In some cases, a lawyer may also not provide advice in an open session because the discussion may compromise the attorney’s ability to represent the public body effectively in future legal proceedings. For example, if the lawyer provides advice in an open session later used against the public body in court, the lawyer’s impartiality may be called into question.

Is Title IX Advice Always Given in Executive Session? 

Attorney-client privilege and the need to maintain the confidentiality of sensitive or confidential information will almost always apply to discussions around Title IX. Title IX is a federal law prohibiting sex discrimination in education, and it can be a complex and sensitive issue for public schools and other educational institutions.

Discussions around Title IX can be complex and sensitive and may involve confidential or sensitive information. By going into executive sessions, public schools and other educational institutions can receive confidential legal advice and protect the attorney-client privilege while still following the procedures outlined in Arizona’s open meeting laws.

Should this Discussion be Open to the Public?

Based on the concepts of attorney-client privilege and the complexities of Title IX, no. Peoria Unified School District is morally and legally obligated to do everything it can to protect its students, families, and staff. Opening this meeting up to a potential violation of FERPA or causing the lawyer’s impartiality to be called into question could cost the district significant sums of money – and that’s before we even address Rooks’ desire to create policies that violate Title IX. 

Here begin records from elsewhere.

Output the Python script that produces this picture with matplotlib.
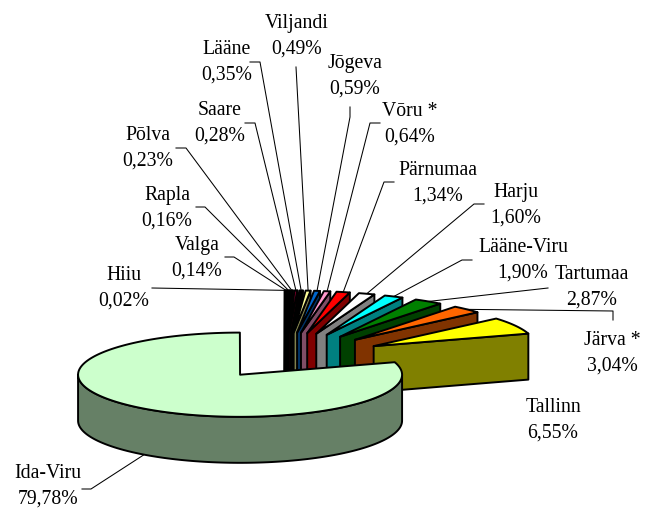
import numpy as np
import matplotlib
matplotlib.use('Agg')
import matplotlib.pyplot as plt
from matplotlib.patches import Polygon

# clockwise from 12 o'clock
names = ['Hiiu', 'Valga', 'Rapla', 'Pōlva', 'Saare', 'Lääne', 'Viljandi', 'Jōgeva',
         'Vōru *', 'Pärnumaa', 'Harju', 'Lääne-Viru', 'Tartumaa', 'Järva *', 'Tallinn', 'Ida-Viru']
values = [0.02, 0.14, 0.16, 0.23, 0.28, 0.35, 0.49, 0.59,
          0.64, 1.34, 1.60, 1.90, 2.87, 3.04, 6.55, 79.78]
colors = ['#000000', '#993366', '#660066', '#000000', '#990033', '#000000', '#FFFF99', '#0066CC',
          '#FF99CC', '#FF0000', '#FFFFFF', '#00FFFF', '#008000', '#FF6600', '#FFFF00', '#CCFFCC']
walls = ['#000000', '#804D66', '#330033', '#000000', '#4D0019', '#000000', '#80804D', '#003366',
         '#804D66', '#800000', '#808080', '#008080', '#004000', '#803300', '#808000', '#668066']

# label centre and the elbow the leader line leaves from
label_pos = [(124, 288), (197, 258), (167, 208), (148, 148), (220, 123), (227, 62), (297, 36), (355, 76),
             (410, 124), (438, 183), (516, 205), (523, 260), (592, 287), (612, 353), (553, 420), (48, 486)]
leader_pts = [[(152, 288)], [(234, 257), (225, 257)], [(205, 207), (196, 207)], [(186, 148), (176, 148)],
              [(255, 123), (245, 123)], [(260, 62), (250, 62)], [(296, 67)], [(350, 117), (350, 107)],
              [(370, 123), (380, 123)], [(384, 182), (394, 182)], [(474, 204), (484, 204)], [(462, 260), (472, 260)],
              [(548, 288)], [(613, 311), (613, 320)], [], [(91, 489), (82, 489)]]

cx, cy = 284.5, 359
R = 162
squash = 0.26
depth = 46
explode = 102
explode_big = 75

plt.rcParams['font.family'] = ['Liberation Serif', 'DejaVu Serif']

fig = plt.figure(figsize=(6.45, 5.08), dpi=100)
ax = fig.add_axes([0, 0, 1, 1])
ax.set_xlim(0, 645)
ax.set_ylim(508, 0)
ax.axis('off')


def rim(ox, oy, angles):
    a = np.radians(angles)
    return np.column_stack([ox + R * np.cos(a), oy - R * squash * np.sin(a)])


def fmt(v):
    return f'{v:.2f}%'.replace('.', ',')


start = 90.0
for i, v in enumerate(values):
    end = start - v * 3.6
    mid = (start + end) / 2
    d = explode_big if names[i] == 'Ida-Viru' else explode
    ox = cx + d * np.cos(np.radians(mid))
    oy = cy - d * squash * np.sin(np.radians(mid))
    arc = rim(ox, oy, np.linspace(start, end, max(int(v * 6), 4)))

    # leader line from the label to the rim
    target = rim(ox, oy, np.array([mid]))[0]
    if names[i] == 'Ida-Viru':
        target = rim(ox, oy + depth, np.array([mid]))[0]
    pts = leader_pts[i]
    if pts:
        line = np.array(pts[::-1] + [tuple(target)])
        ax.plot(line[:, 0], line[:, 1], color='black', lw=0.75, zorder=i * 2 + 1)

    if names[i] == 'Ida-Viru':
        # outer wall, front half only
        front = rim(ox, oy, np.linspace(0, -180, 120))
        wall = np.vstack([front, (front + [0, depth])[::-1]])
    else:
        # cut face at the clockwise end of the slice
        p = arc[-1]
        wall = np.array([[ox, oy], p, p + [0, depth], [ox, oy + depth]])
    top = np.vstack([[ox, oy], arc])
    ax.add_patch(Polygon(wall, closed=True, fc=walls[i], ec='black', lw=1.4, joinstyle='round', zorder=i * 2 + 2))
    ax.add_patch(Polygon(top, closed=True, fc=colors[i], ec='black', lw=1.4, joinstyle='round', zorder=i * 2 + 2))

    ax.text(label_pos[i][0], label_pos[i][1], names[i] + '\n' + fmt(v), ha='center', va='center',
            fontsize=14.2, linespacing=1.49, color='black', zorder=100)
    start = end

fig.savefig('out.png', dpi=100)
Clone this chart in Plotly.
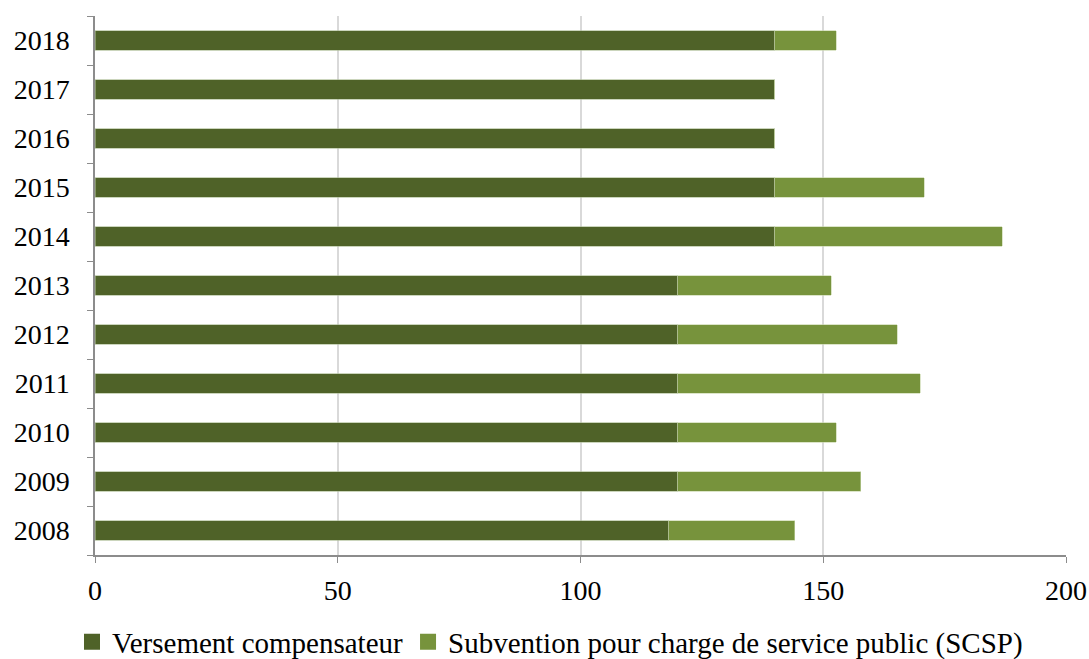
import plotly.graph_objects as go

years = ["2008", "2009", "2010", "2011", "2012", "2013", "2014", "2015", "2016", "2017", "2018"]
versement = [118.2, 120, 120, 120, 120, 120, 140, 140, 140, 140, 140]
scsp = [25.9, 37.7, 32.7, 50.0, 45.2, 31.6, 46.9, 30.8, 0, 0, 12.7]
x_ticks = [0, 50, 100, 150, 200]
names = ["Versement compensateur", "Subvention pour charge de service public (SCSP)"]
colors = ["#4F6228", "#77933C"]

FONT = "Liberation Serif"
fig = go.Figure()
fig.add_trace(go.Bar(y=years, x=versement, orientation="h", name=names[0], showlegend=False,
                     marker=dict(color=colors[0], line=dict(color="#A9B98F", width=0.6))))
fig.add_trace(go.Bar(y=years, x=scsp, orientation="h", name=names[1], showlegend=False,
                     marker=dict(color=colors[1], line=dict(color="#C4D3A5", width=0.6))))
for n, c in zip(names, colors):
    fig.add_trace(go.Scatter(x=[None], y=[None], mode="markers", name=n,
                             marker=dict(symbol="square", size=16, color=c)))

fig.update_layout(
    barmode="stack", bargap=0.6,
    width=1089, height=659,
    margin=dict(l=95, r=23, t=16, b=104),
    paper_bgcolor="white", plot_bgcolor="white",
    font=dict(family=FONT, size=28, color="black"),
    legend=dict(orientation="h", x=72 / 1089, xanchor="left", xref="container",
                y=(659 - 642) / 659, yanchor="middle", yref="container",
                font=dict(size=29), itemsizing="trace", traceorder="normal"),
    xaxis=dict(range=[0, 200], tickvals=x_ticks, showgrid=True, gridcolor="#D9D9D9", gridwidth=1.5,
               showline=True, linecolor="#8C8C8C", linewidth=1.5, ticks="outside", ticklen=6,
               tickcolor="#8C8C8C", zeroline=False, ticklabelstandoff=4, automargin=False),
    yaxis=dict(categoryorder="array", categoryarray=years, showline=True, linecolor="#8C8C8C",
               linewidth=1.5, ticks="outside", ticklen=6, tickcolor="#8C8C8C", tickson="boundaries",
               ticklabelstandoff=18, showgrid=False, automargin=False),
)
fig.write_html("out.html", config={"displayModeBar": False},
               post_script="document.body.style.margin='0';")
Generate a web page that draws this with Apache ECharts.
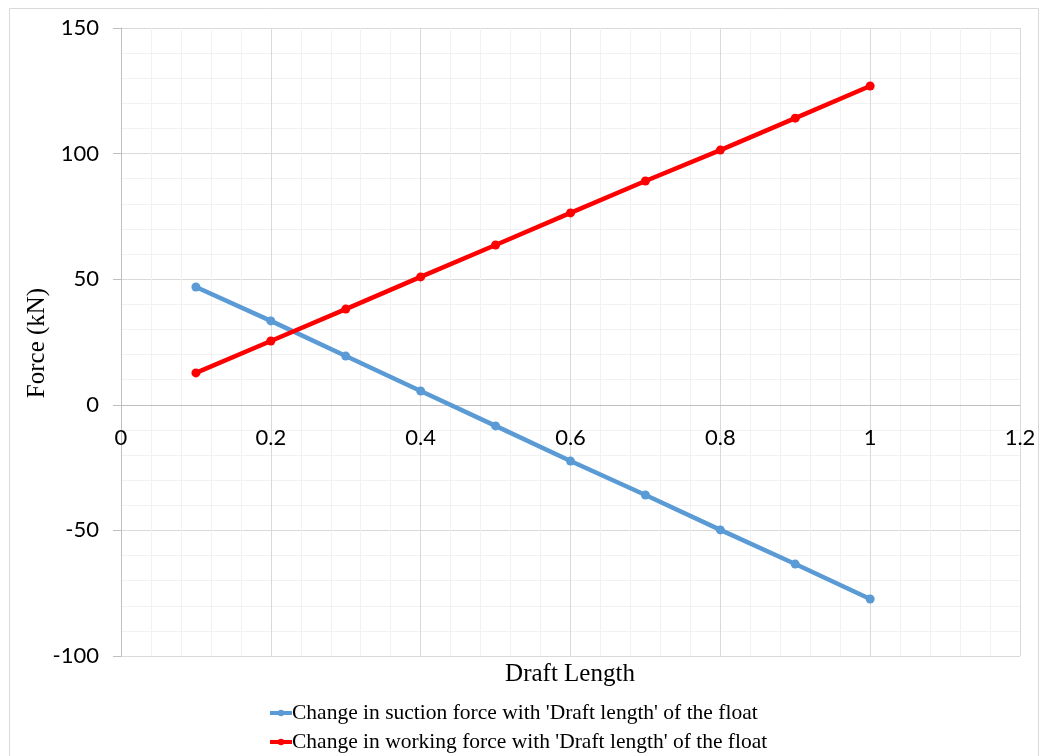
<!DOCTYPE html>
<html>
<head>
<meta charset="utf-8">
<script src="https://cdn.jsdelivr.net/npm/echarts@6/dist/echarts.min.js"></script>
<style>
  html, body { margin: 0; padding: 0; background: #fff; }
  #chart { width: 1040px; height: 756px; }
</style>
</head>
<body>
<div id="chart"></div>
<script>
// draft length (x) and forces in kN
var draftLength = [0.1, 0.2, 0.3, 0.4, 0.5, 0.6, 0.7, 0.8, 0.9, 1.0];
var suctionForce = [46.9, 33.4, 19.4, 5.5, -8.4, -22.4, -35.9, -49.8, -63.4, -77.3];
var workingForce = [12.7, 25.4, 38.1, 50.9, 63.6, 76.4, 89.1, 101.4, 114.1, 126.9];
var seriesNames = [
  "Change in suction force with 'Draft length' of the float",
  "Change in working force with 'Draft length' of the float"
];

function pairs(xs, ys) {
  return xs.map(function (x, i) { return [x, ys[i]]; });
}

var labelFont = 'Lato, "Open Sans", sans-serif';
var serif = '"Liberation Serif", "DejaVu Serif", serif';

var chart = echarts.init(document.getElementById('chart'));

chart.setOption({
  animation: false,
  backgroundColor: '#fff',
  grid: { left: 121, right: 20, top: 28, bottom: 100 },
  graphic: [
    {
      type: 'rect', silent: true, z: -1,
      shape: { x: 9.5, y: 8.5, width: 1029, height: 760 },
      style: { fill: 'none', stroke: '#d9d9d9', lineWidth: 1 }
    },
    {
      type: 'text', x: 570, y: 674,
      style: { text: 'Draft Length', font: '25px ' + serif, fill: '#000', align: 'center', verticalAlign: 'middle' }
    },
    {
      type: 'text', x: 37, y: 343, rotation: Math.PI / 2,
      style: { text: 'Force (kN)', font: '25px ' + serif, fill: '#000', align: 'center', verticalAlign: 'middle' }
    }
  ],
  legend: {
    orient: 'vertical',
    left: 268,
    top: 702,
    padding: 0,
    itemGap: 7,
    itemWidth: 22,
    itemHeight: 8,
    lineStyle: { width: 4 },
    textStyle: { fontFamily: serif, fontSize: 21.5, color: '#000', padding: [0, 0, 0, -5] },
    data: seriesNames
  },
  xAxis: {
    type: 'value',
    min: 0, max: 1.2, interval: 0.2,
    // pull the axis up to the y = 0 line
    offset: -251,
    axisLine: { onZero: false, lineStyle: { color: '#bfbfbf', width: 1 } },
    axisTick: { show: false },
    axisLabel: { margin: 22, fontFamily: labelFont, fontSize: 22, color: '#000' },
    splitLine: { show: true, lineStyle: { color: '#d9d9d9', width: 1 } },
    minorSplitLine: { show: true, lineStyle: { color: '#f2f2f2', width: 1 } },
    minorTick: { show: false, splitNumber: 5 }
  },
  yAxis: {
    type: 'value',
    min: -100, max: 150, interval: 50,
    axisLine: { show: true, onZero: false, lineStyle: { color: '#bfbfbf', width: 1 } },
    axisTick: { show: true, length: 8, lineStyle: { color: '#bfbfbf' } },
    axisLabel: { margin: 22, fontFamily: labelFont, fontSize: 22, color: '#000' },
    splitLine: { show: true, lineStyle: { color: '#d9d9d9', width: 1 } },
    minorSplitLine: { show: true, lineStyle: { color: '#f2f2f2', width: 1 } },
    minorTick: { show: false, splitNumber: 5 }
  },
  series: [
    {
      name: seriesNames[0],
      type: 'line',
      data: pairs(draftLength, suctionForce),
      color: '#5b9bd5',
      lineStyle: { width: 4.5 },
      symbol: 'circle',
      symbolSize: 9,
      itemStyle: { color: '#5b9bd5' }
    },
    {
      name: seriesNames[1],
      type: 'line',
      data: pairs(draftLength, workingForce),
      color: '#ff0000',
      lineStyle: { width: 4.5 },
      symbol: 'circle',
      symbolSize: 9,
      itemStyle: { color: '#ff0000' }
    }
  ]
});
</script>
</body>
</html>
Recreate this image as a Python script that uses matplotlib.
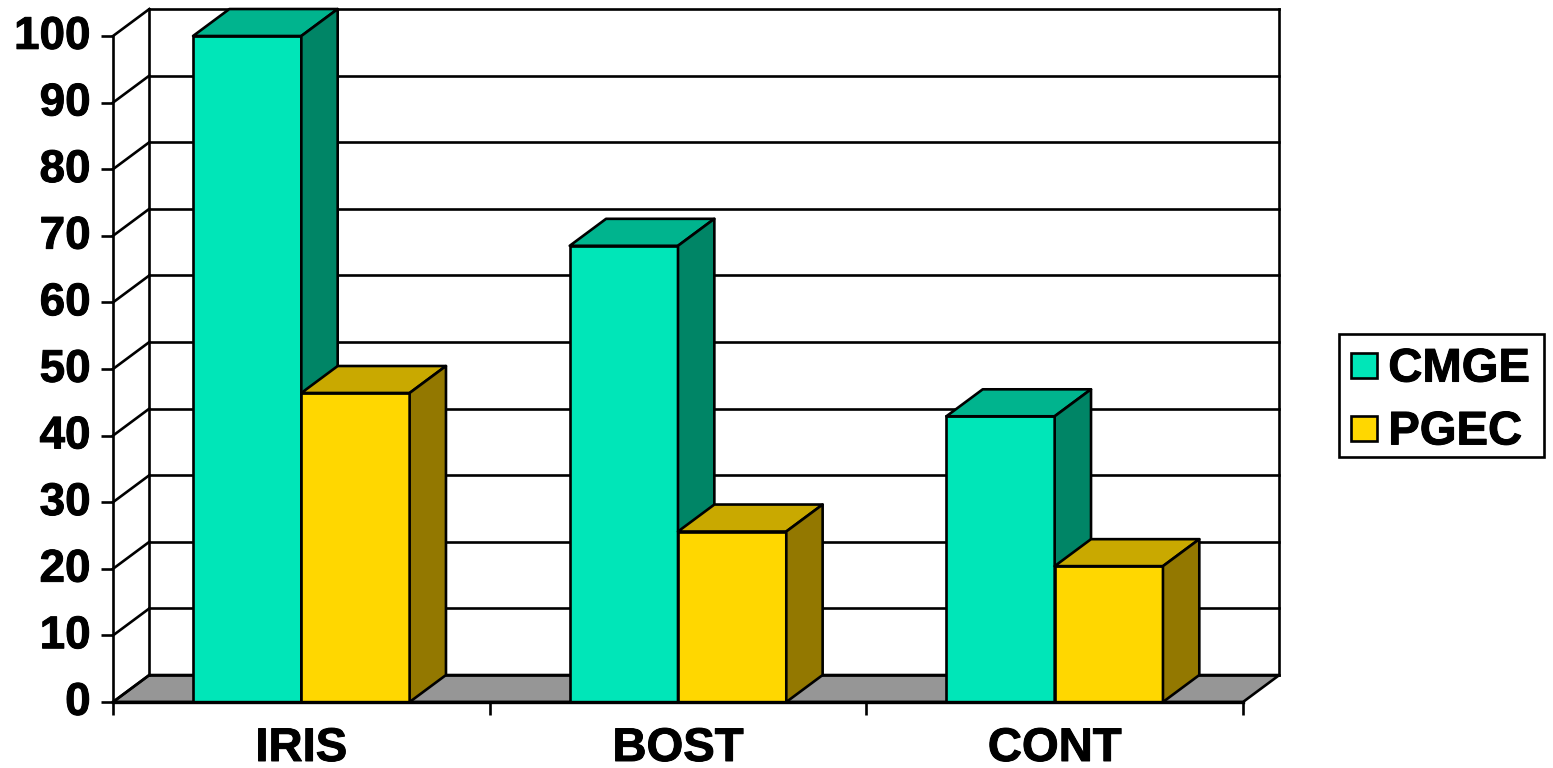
import matplotlib
matplotlib.use('Agg')
import matplotlib.pyplot as plt
import matplotlib.patheffects as pe
from matplotlib.legend_handler import HandlerPatch
from matplotlib.patches import Patch, Polygon, Rectangle
from matplotlib.transforms import ScaledTranslation

plt.rcParams['font.family'] = ['Liberation Sans', 'DejaVu Sans']
plt.rcParams['font.weight'] = 'bold'

categories = ['IRIS', 'BOST', 'CONT']
cmge = [100, 68.5, 42.9]
pgec = [46.4, 25.6, 20.4]
y_ticks = list(range(0, 101, 10))

# depth of the 3d box, in data units of each axis
DX = 0.0965
DY = 4.05
BAR_W = 0.2875
LW = 1.9

COL_CMGE = ('#00E6B8', '#00B48E', '#008566')  # front, top, side
COL_PGEC = ('#FFD700', '#C9A900', '#937800')

# thickens the glyphs a little
HEAVY = [pe.withStroke(linewidth=0.7, foreground='black')]


def draw_bar(ax, x, h, cols):
    ax.bar(x, h, width=BAR_W, align='edge', color=cols[0], edgecolor='black', linewidth=LW, zorder=3, clip_on=False)
    top = [(x, h), (x + BAR_W, h), (x + BAR_W + DX, h + DY), (x + DX, h + DY)]
    side = [(x + BAR_W, 0), (x + BAR_W + DX, DY), (x + BAR_W + DX, h + DY), (x + BAR_W, h)]
    ax.add_patch(Polygon(top, fc=cols[1], ec='black', lw=LW, joinstyle='round', zorder=3, clip_on=False))
    ax.add_patch(Polygon(side, fc=cols[2], ec='black', lw=LW, joinstyle='round', zorder=3, clip_on=False))


def swatch(legend, orig_handle, xdescent, ydescent, width, height, fontsize):
    # legend key sitting just above the text baseline
    return Rectangle((-xdescent, -ydescent), width, height - 1)


fig = plt.figure(figsize=(15.53, 7.68), dpi=100)
ax = fig.add_axes([113 / 1553, 66 / 768, 1130 / 1553, 666 / 768])
ax.set_xlim(0, 3)
ax.set_ylim(0, 100)

# floor
ax.add_patch(Polygon([(0, 0), (3, 0), (3 + DX, DY), (DX, DY)], fc='#969696', ec='black', lw=LW, zorder=1, clip_on=False))

# back wall gridlines and the left wall diagonals
for v in y_ticks:
    ax.plot([DX, 3 + DX], [v + DY, v + DY], color='black', lw=LW, zorder=2, clip_on=False, solid_capstyle='projecting')
    ax.plot([0, DX], [v, v + DY], color='black', lw=LW, zorder=2, clip_on=False)
ax.plot([DX, DX], [DY, 100 + DY], color='black', lw=LW, zorder=2, clip_on=False)
ax.plot([3 + DX, 3 + DX], [DY, 100 + DY], color='black', lw=LW, zorder=2, clip_on=False)

for i in range(len(categories)):
    draw_bar(ax, i + 0.5 - BAR_W, cmge[i], COL_CMGE)
    draw_bar(ax, i + 0.5, pgec[i], COL_PGEC)

for s in ['top', 'right']:
    ax.spines[s].set_visible(False)
ax.spines['left'].set_linewidth(LW)
ax.spines['bottom'].set_linewidth(2.4)
ax.spines['bottom'].set_zorder(4)
ax.patch.set_visible(False)

ax.set_yticks(y_ticks)
ax.set_xticks([0, 1, 2, 3])
ax.set_xticklabels([])
ax.set_xticks([0.5, 1.5, 2.5], categories, minor=True)
ax.tick_params(axis='y', length=9, width=LW, pad=7, labelsize=33)
ax.tick_params(axis='x', which='major', length=9, width=LW)
ax.tick_params(axis='x', which='minor', length=0, pad=18, labelsize=34)

# y labels sit a little above their ticks
nudge = ScaledTranslation(0, 3 / 72, fig.dpi_scale_trans)
for lab in ax.get_yticklabels():
    lab.set_transform(lab.get_transform() + nudge)
    lab.set_path_effects(HEAVY)
for lab in ax.get_xticklabels(minor=True):
    lab.set_path_effects(HEAVY)

# legend box, with the entries laid out inside it
fig.add_artist(Rectangle((1339 / 1553, 1 - 457 / 768), 205 / 1553, 123 / 768, transform=fig.transFigure,
                         fc='white', ec='black', lw=LW))
handles = [Patch(fc=COL_CMGE[0], ec='black', lw=LW), Patch(fc=COL_PGEC[0], ec='black', lw=LW)]
leg = fig.legend(handles, ['CMGE', 'PGEC'], loc='center left', bbox_to_anchor=(1351 / 1553, 1 - 401 / 768),
                 fontsize=34, frameon=False, handlelength=0.55, handleheight=0.47, handletextpad=0.24,
                 labelspacing=0.4, borderpad=0, borderaxespad=0,
                 handler_map={Patch: HandlerPatch(patch_func=swatch)})
for t in leg.get_texts():
    t.set_path_effects(HEAVY)

fig.savefig('out.png', dpi=100, facecolor='white')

Rooks Wants to Ban Students from using Bathrooms that Match their Gender Identity

In her work with West Valley Parents Uniting, throughout her campaign and as a governing board member, Rooks has made it clear that she wants to ban transgender students from using bathrooms that match their gender identity. This desire stems from the political rhetoric that has spread a myth that gender-segregated restrooms are safer for cisgender girls than less restricted facilities. 

The research is quite the opposite. There is no evidence that restricted facilities increase the safety of cisgender females. Yet, studies have found that these restrictions greatly increase the risk of sexual assault for transgender and non-binary students. A 2019 study by Harvard T. H. Chan School of Public Health discovered that transgender and non-binary students had a 25.9% risk of sexual assault compared to a 15% national rate of sexual assault in cisgender females, a 77% increase. Their final recommendation was that in addition to “avoiding restrictive policies, schools should strongly consider designating ‘all-gender restrooms,’ along with additional adult supervision in locations where harassment is most likely to occur, training staff to intervene in anti-LGBTQ bullying, and offering privacy options (eg, curtains) in locker rooms.”